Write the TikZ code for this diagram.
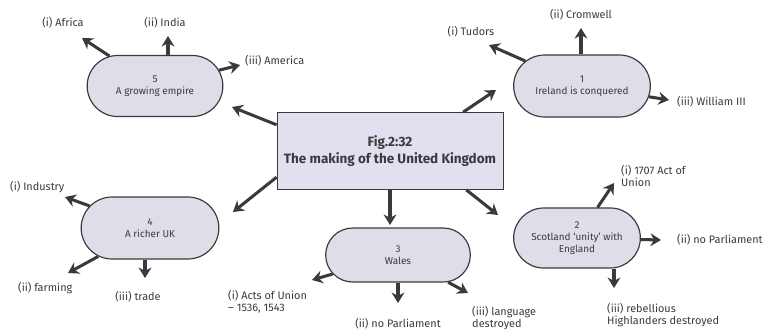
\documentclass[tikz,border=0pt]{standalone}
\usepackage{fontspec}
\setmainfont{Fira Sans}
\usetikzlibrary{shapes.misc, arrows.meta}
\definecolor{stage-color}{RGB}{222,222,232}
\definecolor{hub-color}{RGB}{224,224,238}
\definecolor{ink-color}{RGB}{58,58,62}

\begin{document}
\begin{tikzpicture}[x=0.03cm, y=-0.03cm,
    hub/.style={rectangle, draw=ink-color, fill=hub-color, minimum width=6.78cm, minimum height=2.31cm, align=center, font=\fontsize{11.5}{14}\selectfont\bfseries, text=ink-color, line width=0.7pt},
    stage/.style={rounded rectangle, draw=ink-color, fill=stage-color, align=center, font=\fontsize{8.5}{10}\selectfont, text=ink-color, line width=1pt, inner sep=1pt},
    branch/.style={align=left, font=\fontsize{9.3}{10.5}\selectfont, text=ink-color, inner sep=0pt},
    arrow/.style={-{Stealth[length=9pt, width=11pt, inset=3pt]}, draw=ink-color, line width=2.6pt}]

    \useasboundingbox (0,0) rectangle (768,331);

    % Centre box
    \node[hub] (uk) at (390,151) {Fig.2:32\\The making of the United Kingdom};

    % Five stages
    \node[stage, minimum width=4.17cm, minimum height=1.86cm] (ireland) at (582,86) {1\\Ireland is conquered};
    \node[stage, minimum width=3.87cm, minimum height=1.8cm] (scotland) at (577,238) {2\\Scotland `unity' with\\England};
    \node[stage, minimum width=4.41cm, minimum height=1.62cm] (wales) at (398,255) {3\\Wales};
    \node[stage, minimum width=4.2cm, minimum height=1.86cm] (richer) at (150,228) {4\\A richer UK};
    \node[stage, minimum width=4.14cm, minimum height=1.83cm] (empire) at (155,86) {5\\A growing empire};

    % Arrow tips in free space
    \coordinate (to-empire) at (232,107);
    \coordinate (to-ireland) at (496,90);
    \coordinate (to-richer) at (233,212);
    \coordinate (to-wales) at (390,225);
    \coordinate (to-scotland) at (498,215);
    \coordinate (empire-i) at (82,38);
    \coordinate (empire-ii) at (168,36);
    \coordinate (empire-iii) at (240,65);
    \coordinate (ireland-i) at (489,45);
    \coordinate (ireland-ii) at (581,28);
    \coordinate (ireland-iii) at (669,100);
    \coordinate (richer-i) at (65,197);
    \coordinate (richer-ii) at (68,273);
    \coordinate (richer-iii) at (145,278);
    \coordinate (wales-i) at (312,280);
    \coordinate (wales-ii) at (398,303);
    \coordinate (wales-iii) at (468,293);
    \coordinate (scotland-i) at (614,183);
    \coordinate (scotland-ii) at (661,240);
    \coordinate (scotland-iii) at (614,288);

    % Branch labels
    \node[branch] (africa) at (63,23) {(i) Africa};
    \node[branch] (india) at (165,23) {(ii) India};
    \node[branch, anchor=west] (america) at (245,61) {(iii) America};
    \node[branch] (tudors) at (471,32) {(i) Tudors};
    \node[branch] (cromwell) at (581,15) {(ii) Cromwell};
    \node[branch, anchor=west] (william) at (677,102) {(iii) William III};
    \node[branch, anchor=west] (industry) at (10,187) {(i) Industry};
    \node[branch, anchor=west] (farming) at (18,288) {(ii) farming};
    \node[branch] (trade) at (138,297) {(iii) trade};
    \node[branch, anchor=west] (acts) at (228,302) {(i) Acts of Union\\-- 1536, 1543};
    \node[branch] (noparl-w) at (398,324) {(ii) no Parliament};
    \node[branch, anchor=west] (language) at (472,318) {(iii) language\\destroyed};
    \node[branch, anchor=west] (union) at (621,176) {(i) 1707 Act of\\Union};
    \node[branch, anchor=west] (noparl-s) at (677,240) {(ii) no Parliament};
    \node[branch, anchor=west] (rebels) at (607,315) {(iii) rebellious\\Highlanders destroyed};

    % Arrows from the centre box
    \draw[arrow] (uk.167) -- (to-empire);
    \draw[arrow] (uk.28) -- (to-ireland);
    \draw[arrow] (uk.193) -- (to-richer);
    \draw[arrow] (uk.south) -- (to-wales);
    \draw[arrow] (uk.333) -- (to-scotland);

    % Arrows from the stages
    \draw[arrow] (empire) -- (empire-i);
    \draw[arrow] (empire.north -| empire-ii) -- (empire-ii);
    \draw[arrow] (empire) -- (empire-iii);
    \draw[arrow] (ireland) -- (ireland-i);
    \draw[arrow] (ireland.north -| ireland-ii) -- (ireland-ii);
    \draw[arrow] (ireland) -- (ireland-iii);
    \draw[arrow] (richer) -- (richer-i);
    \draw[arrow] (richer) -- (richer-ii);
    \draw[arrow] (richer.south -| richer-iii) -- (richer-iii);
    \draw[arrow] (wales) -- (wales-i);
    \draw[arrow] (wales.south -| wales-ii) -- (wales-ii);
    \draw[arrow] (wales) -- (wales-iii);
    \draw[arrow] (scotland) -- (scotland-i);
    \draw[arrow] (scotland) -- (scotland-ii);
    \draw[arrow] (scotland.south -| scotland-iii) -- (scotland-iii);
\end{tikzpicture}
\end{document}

• • • • • • •

> **What to produce**
Write out the whole listing exactly, and drop the pictures.

> **Finished exercise**
Write the TikZ code for this diagram.
\documentclass[tikz,border=0pt]{standalone}
\usepackage{fontspec}
\setmainfont{Fira Sans}
\usetikzlibrary{shapes.misc, arrows.meta}
\definecolor{stage-color}{RGB}{222,222,232}
\definecolor{hub-color}{RGB}{224,224,238}
\definecolor{ink-color}{RGB}{58,58,62}

\begin{document}
\begin{tikzpicture}[x=0.03cm, y=-0.03cm,
    hub/.style={rectangle, draw=ink-color, fill=hub-color, minimum width=6.78cm, minimum height=2.31cm, align=center, font=\fontsize{11.5}{14}\selectfont\bfseries, text=ink-color, line width=0.7pt},
    stage/.style={rounded rectangle, draw=ink-color, fill=stage-color, align=center, font=\fontsize{8.5}{10}\selectfont, text=ink-color, line width=1pt, inner sep=1pt},
    branch/.style={align=left, font=\fontsize{9.3}{10.5}\selectfont, text=ink-color, inner sep=0pt},
    arrow/.style={-{Stealth[length=9pt, width=11pt, inset=3pt]}, draw=ink-color, line width=2.6pt}]

    \useasboundingbox (0,0) rectangle (768,331);

    % Centre box
    \node[hub] (uk) at (390,151) {Fig.2:32\\The making of the United Kingdom};

    % Five stages
    \node[stage, minimum width=4.17cm, minimum height=1.86cm] (ireland) at (582,86) {1\\Ireland is conquered};
    \node[stage, minimum width=3.87cm, minimum height=1.8cm] (scotland) at (577,238) {2\\Scotland `unity' with\\England};
    \node[stage, minimum width=4.41cm, minimum height=1.62cm] (wales) at (398,255) {3\\Wales};
    \node[stage, minimum width=4.2cm, minimum height=1.86cm] (richer) at (150,228) {4\\A richer UK};
    \node[stage, minimum width=4.14cm, minimum height=1.83cm] (empire) at (155,86) {5\\A growing empire};

    % Arrow tips in free space
    \coordinate (to-empire) at (232,107);
    \coordinate (to-ireland) at (496,90);
    \coordinate (to-richer) at (233,212);
    \coordinate (to-wales) at (390,225);
    \coordinate (to-scotland) at (498,215);
    \coordinate (empire-i) at (82,38);
    \coordinate (empire-ii) at (168,36);
    \coordinate (empire-iii) at (240,65);
    \coordinate (ireland-i) at (489,45);
    \coordinate (ireland-ii) at (581,28);
    \coordinate (ireland-iii) at (669,100);
    \coordinate (richer-i) at (65,197);
    \coordinate (richer-ii) at (68,273);
    \coordinate (richer-iii) at (145,278);
    \coordinate (wales-i) at (312,280);
    \coordinate (wales-ii) at (398,303);
    \coordinate (wales-iii) at (468,293);
    \coordinate (scotland-i) at (614,183);
    \coordinate (scotland-ii) at (661,240);
    \coordinate (scotland-iii) at (614,288);

    % Branch labels
    \node[branch] (africa) at (63,23) {(i) Africa};
    \node[branch] (india) at (165,23) {(ii) India};
    \node[branch, anchor=west] (america) at (245,61) {(iii) America};
    \node[branch] (tudors) at (471,32) {(i) Tudors};
    \node[branch] (cromwell) at (581,15) {(ii) Cromwell};
    \node[branch, anchor=west] (william) at (677,102) {(iii) William III};
    \node[branch, anchor=west] (industry) at (10,187) {(i) Industry};
    \node[branch, anchor=west] (farming) at (18,288) {(ii) farming};
    \node[branch] (trade) at (138,297) {(iii) trade};
    \node[branch, anchor=west] (acts) at (228,302) {(i) Acts of Union\\-- 1536, 1543};
    \node[branch] (noparl-w) at (398,324) {(ii) no Parliament};
    \node[branch, anchor=west] (language) at (472,318) {(iii) language\\destroyed};
    \node[branch, anchor=west] (union) at (621,176) {(i) 1707 Act of\\Union};
    \node[branch, anchor=west] (noparl-s) at (677,240) {(ii) no Parliament};
    \node[branch, anchor=west] (rebels) at (607,315) {(iii) rebellious\\Highlanders destroyed};

    % Arrows from the centre box
    \draw[arrow] (uk.167) -- (to-empire);
    \draw[arrow] (uk.28) -- (to-ireland);
    \draw[arrow] (uk.193) -- (to-richer);
    \draw[arrow] (uk.south) -- (to-wales);
    \draw[arrow] (uk.333) -- (to-scotland);

    % Arrows from the stages
    \draw[arrow] (empire) -- (empire-i);
    \draw[arrow] (empire.north -| empire-ii) -- (empire-ii);
    \draw[arrow] (empire) -- (empire-iii);
    \draw[arrow] (ireland) -- (ireland-i);
    \draw[arrow] (ireland.north -| ireland-ii) -- (ireland-ii);
    \draw[arrow] (ireland) -- (ireland-iii);
    \draw[arrow] (richer) -- (richer-i);
    \draw[arrow] (richer) -- (richer-ii);
    \draw[arrow] (richer.south -| richer-iii) -- (richer-iii);
    \draw[arrow] (wales) -- (wales-i);
    \draw[arrow] (wales.south -| wales-ii) -- (wales-ii);
    \draw[arrow] (wales) -- (wales-iii);
    \draw[arrow] (scotland) -- (scotland-i);
    \draw[arrow] (scotland) -- (scotland-ii);
    \draw[arrow] (scotland.south -| scotland-iii) -- (scotland-iii);
\end{tikzpicture}
\end{document}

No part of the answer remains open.